For passive funds, Process is essentially about how well-designed the index-tracking approach is and whether it's likely to hold up consistently over time.

Both ratings can give you a useful lens on a fund, but they're Morningstar's view, not a guarantee. Think of them as one informed opinion rather than the final word.

What If An ETF Has No Rating?

A fund needs at least three years of return history before it can receive a Morningstar star rating. So if an ETF has no stars, it just means the fund hasn't been around long enough to qualify.

It doesn’t necessarily mean it’s a risky bet, but many new investors prefer to stick to more established funds.

Before writing off an unrated fund, look at: Is it new? Is it very small or niche? Is it hard to classify because it tracks an unusual index? The answers will tell you more than the absence of a rating.

Does the ETF Actually Do Its Job?

For passive investors, the most important question isn't what Morningstar thinks of the fund. It's whether the ETF is actually delivering the index exposure it promises.

Two measures help with this.

Tracking difference is the gap between what the ETF returned and what its index returned over a given period.

If an ETF tracking the MSCI World returned 7.8% while the index returned 8%, the tracking difference is 0.2%. A small negative tracking difference is normal because of fees, but a large or persistent gap is worth questioning.

Tracking error measures how consistently (or inconsistently) the ETF deviates from its index over time.

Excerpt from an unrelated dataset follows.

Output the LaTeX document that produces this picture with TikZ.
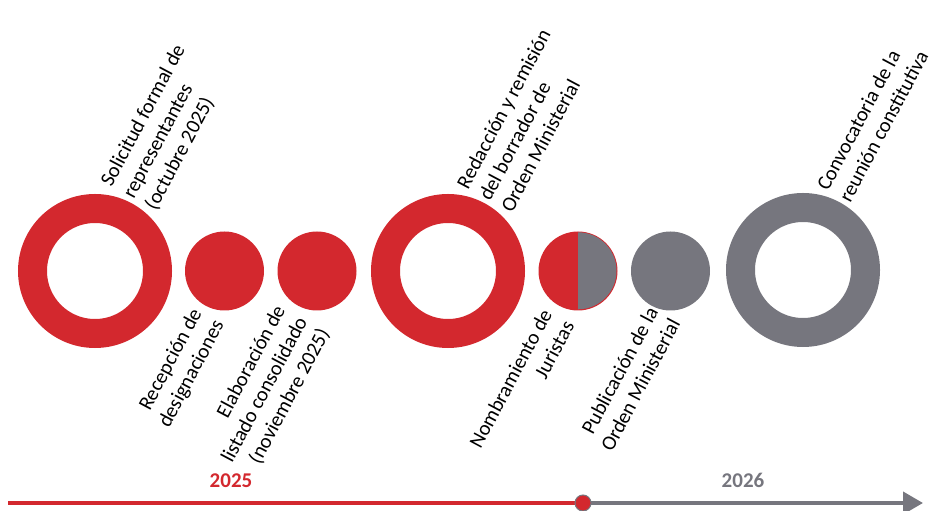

A low tracking error means the fund moves closely in line with its benchmark day to day.

A high tracking error means unpredictable deviation, which matters if you're relying on the fund to behave like the index.

Both figures are usually available on ETF data sites or the fund's factsheet. Comparing the ETF's actual performance against its benchmark over one, three, and five years gives you a much clearer picture than a star count alone.

Beyond tracking, a few other practical things are worth checking before you commit to an ETF.

  • Look at the Total Expense Ratio, which is the annual fee expressed as a percentage of your investment.
  • Check how large the fund is, since very small funds can sometimes be wound down or have wider trading costs.
  • Consider how long it has existed, and whether the index it tracks actually makes sense for what you're trying to achieve.

Small checks, but they add up to a much clearer picture than stars alone.

What This Means for You

Morningstar is a legitimate and widely used research tool. These ratings can help you ask smarter questions, and give you a quick sense of how a fund compares to its peers.

But - they should not make the decision for you.

A five-star rating tells you about the past, and the Medalist Rating tells you what Morningstar analysts think about the future. Neither one tells you whether the ETF tracks the right index for your goals, whether it's doing a good job of following that index, or whether the cost is reasonable given what you're getting.

For most ETF investors, the best approach is to use Morningstar as a starting point.

The real work is understanding the index, checking the cost, and making sure the fund actually does what it says it does. That's what turns a good-looking rating into a fund worth owning.